Mission: Impossible - Dead Reckoning Partie 1
Mission: Impossible - Dead Reckoning Partie 1 ©Paramount Pictures

Cette "Entité" qui menace les personnages, serait-ce l'écosystème numérique qui menace le monde physique ? Les réseaux, à force de tous nous rassembler, nous mettent-ils en danger chacun ? Des questions qui sont formulées dans le film : pour combattre cette IA virale, il faut penser analogique. L'IA sait exactement ce que font les personnages, où, comment et quand. Alors peut-être que, pour le salut de chacun, ils doivent se débrancher, se séparer.Ce n'est simple pour personne, mais Ethan et Ilsa savent eux, silencieux et touchants, qu'ils sont condamnés pour le bien de leurs proches à être des héros solitaires... C'est ainsi, très agréable paradoxe, qu'on n'a jamais autant ressenti combien ces personnages s'aiment et se soucient les uns des autres. Et, puisqu'on n'est pas à un joli paradoxe près, c'est finalement la subtile confrontation des personnages à leur inévitable fin qui conduit cette grande histoire aux portes de l'immortalité.

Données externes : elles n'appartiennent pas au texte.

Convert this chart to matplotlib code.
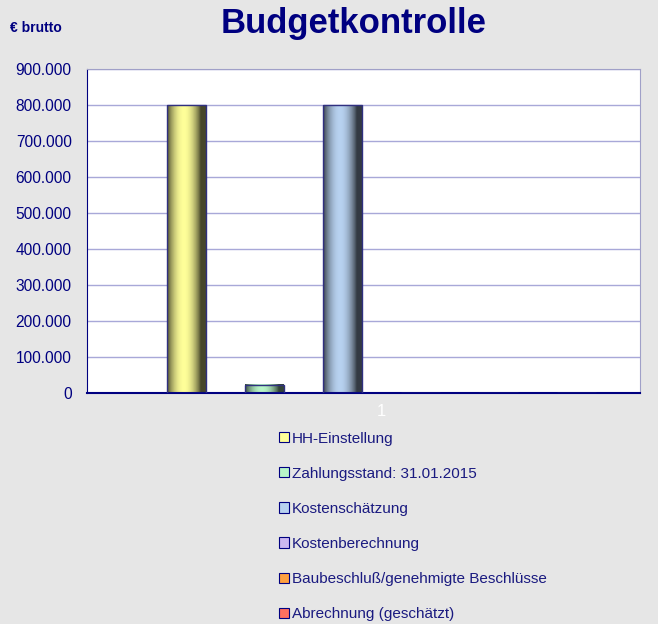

Il faut maintenant attendre la sortie de Mission: Impossible - Dead Reckoning Partie 2, en juin 2024, pour s'assurer que cette première partie, parfaitement autonome par ailleurs, est bien le premier volet d'un chef-d'oeuvre. Elle en a en tout cas toutes les qualités.

Mission: Impossible - Dead Reckoning Partie 1 de Christopher McQuarrie, en salles le 12 juillet 2023. Ci-dessus la bande-annonce. Retrouvez ici toutes nos bandes-annonces.

Conclusion

Note de la rédaction

Les superlatifs manquent pour qualifier la nouvelle oeuvre cinématographique de Tom Cruise, un an après le phénomène "Top Gun : Maverick". "Mission: Impossible - Dead Reckoning Partie 1" dispose d'une action hors norme, déploie un scénario très investi, et aussi déborde de tendresse pour ses personnages. Un blockbuster parfait, un grand film de cinéma, et peut-être le meilleur film de la saga derrière l'indétrônable "Mission: Impossible" de 1996, auquel celui-ci rend un très bel hommage. À voir absolument.